<<<<

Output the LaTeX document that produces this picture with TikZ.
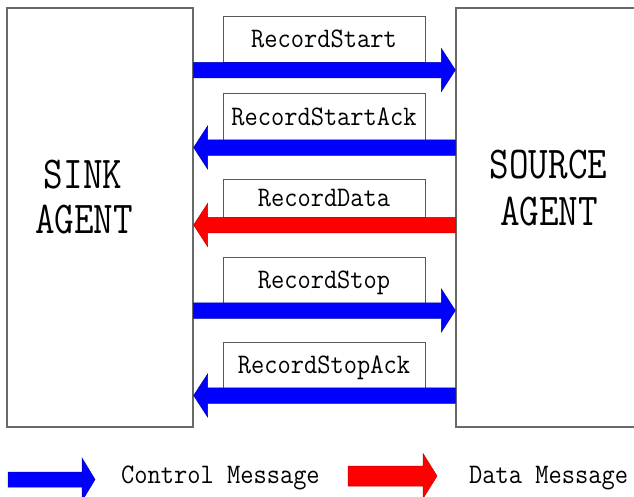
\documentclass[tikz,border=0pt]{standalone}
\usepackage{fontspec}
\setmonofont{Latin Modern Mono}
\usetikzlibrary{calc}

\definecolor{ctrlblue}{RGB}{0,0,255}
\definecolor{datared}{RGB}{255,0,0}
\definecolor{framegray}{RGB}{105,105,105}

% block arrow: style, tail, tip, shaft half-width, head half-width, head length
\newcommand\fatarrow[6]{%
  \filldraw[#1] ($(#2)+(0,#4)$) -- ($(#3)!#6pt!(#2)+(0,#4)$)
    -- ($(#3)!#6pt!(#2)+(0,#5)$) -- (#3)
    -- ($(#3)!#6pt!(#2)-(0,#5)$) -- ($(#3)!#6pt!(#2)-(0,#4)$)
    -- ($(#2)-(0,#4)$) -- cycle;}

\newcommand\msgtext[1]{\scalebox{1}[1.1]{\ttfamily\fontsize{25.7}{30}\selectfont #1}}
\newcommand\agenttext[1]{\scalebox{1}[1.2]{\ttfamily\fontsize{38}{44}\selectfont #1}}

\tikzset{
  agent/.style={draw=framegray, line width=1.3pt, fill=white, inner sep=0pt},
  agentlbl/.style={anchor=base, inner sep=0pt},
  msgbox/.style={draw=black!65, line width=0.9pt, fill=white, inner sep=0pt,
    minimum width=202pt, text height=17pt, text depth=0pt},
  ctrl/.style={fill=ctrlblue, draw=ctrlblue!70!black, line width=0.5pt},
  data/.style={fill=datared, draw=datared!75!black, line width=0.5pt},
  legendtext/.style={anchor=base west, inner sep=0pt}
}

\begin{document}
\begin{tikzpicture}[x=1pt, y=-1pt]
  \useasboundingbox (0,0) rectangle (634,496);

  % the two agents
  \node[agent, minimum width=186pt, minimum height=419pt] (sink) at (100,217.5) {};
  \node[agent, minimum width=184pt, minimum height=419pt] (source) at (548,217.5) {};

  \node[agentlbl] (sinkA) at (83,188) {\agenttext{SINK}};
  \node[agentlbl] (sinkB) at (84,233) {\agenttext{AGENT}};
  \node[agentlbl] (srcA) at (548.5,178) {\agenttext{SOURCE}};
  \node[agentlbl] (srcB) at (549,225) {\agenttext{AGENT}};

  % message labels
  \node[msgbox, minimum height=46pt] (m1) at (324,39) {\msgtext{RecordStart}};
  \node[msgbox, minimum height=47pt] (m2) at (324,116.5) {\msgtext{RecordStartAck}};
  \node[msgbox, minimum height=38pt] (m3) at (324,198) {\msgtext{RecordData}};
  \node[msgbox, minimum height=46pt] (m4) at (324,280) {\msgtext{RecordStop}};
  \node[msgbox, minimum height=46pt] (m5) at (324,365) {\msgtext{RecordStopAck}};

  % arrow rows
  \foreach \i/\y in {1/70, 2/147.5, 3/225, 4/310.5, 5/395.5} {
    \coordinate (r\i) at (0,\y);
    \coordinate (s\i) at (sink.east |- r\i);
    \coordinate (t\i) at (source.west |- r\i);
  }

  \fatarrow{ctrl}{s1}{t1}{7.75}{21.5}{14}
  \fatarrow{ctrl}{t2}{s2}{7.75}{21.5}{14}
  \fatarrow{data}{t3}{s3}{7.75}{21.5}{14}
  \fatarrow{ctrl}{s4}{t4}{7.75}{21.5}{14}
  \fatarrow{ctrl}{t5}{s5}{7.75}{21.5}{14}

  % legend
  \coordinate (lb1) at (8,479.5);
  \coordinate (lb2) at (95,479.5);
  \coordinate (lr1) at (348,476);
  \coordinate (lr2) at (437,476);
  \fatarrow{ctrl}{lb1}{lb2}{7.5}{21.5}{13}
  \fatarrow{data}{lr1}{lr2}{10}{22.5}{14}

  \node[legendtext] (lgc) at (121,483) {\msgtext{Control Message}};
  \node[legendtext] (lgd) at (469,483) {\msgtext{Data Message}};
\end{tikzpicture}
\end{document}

>>>>

◆ **TO BE DONE**
Exactly as written, please give again the lines from the beginning of the listing through the line containing "minimum width=184pt, minimum", inclusive, without any pictures.

◆ **EXPECTED ANSWER**
Output the LaTeX document that produces this picture with TikZ.
\documentclass[tikz,border=0pt]{standalone}
\usepackage{fontspec}
\setmonofont{Latin Modern Mono}
\usetikzlibrary{calc}

\definecolor{ctrlblue}{RGB}{0,0,255}
\definecolor{datared}{RGB}{255,0,0}
\definecolor{framegray}{RGB}{105,105,105}

% block arrow: style, tail, tip, shaft half-width, head half-width, head length
\newcommand\fatarrow[6]{%
  \filldraw[#1] ($(#2)+(0,#4)$) -- ($(#3)!#6pt!(#2)+(0,#4)$)
    -- ($(#3)!#6pt!(#2)+(0,#5)$) -- (#3)
    -- ($(#3)!#6pt!(#2)-(0,#5)$) -- ($(#3)!#6pt!(#2)-(0,#4)$)
    -- ($(#2)-(0,#4)$) -- cycle;}

\newcommand\msgtext[1]{\scalebox{1}[1.1]{\ttfamily\fontsize{25.7}{30}\selectfont #1}}
\newcommand\agenttext[1]{\scalebox{1}[1.2]{\ttfamily\fontsize{38}{44}\selectfont #1}}

\tikzset{
  agent/.style={draw=framegray, line width=1.3pt, fill=white, inner sep=0pt},
  agentlbl/.style={anchor=base, inner sep=0pt},
  msgbox/.style={draw=black!65, line width=0.9pt, fill=white, inner sep=0pt,
    minimum width=202pt, text height=17pt, text depth=0pt},
  ctrl/.style={fill=ctrlblue, draw=ctrlblue!70!black, line width=0.5pt},
  data/.style={fill=datared, draw=datared!75!black, line width=0.5pt},
  legendtext/.style={anchor=base west, inner sep=0pt}
}

\begin{document}
\begin{tikzpicture}[x=1pt, y=-1pt]
  \useasboundingbox (0,0) rectangle (634,496);

  % the two agents
  \node[agent, minimum width=186pt, minimum height=419pt] (sink) at (100,217.5) {};
  \node[agent, minimum width=184pt, minimum height=419pt] (source) at (548,217.5) {};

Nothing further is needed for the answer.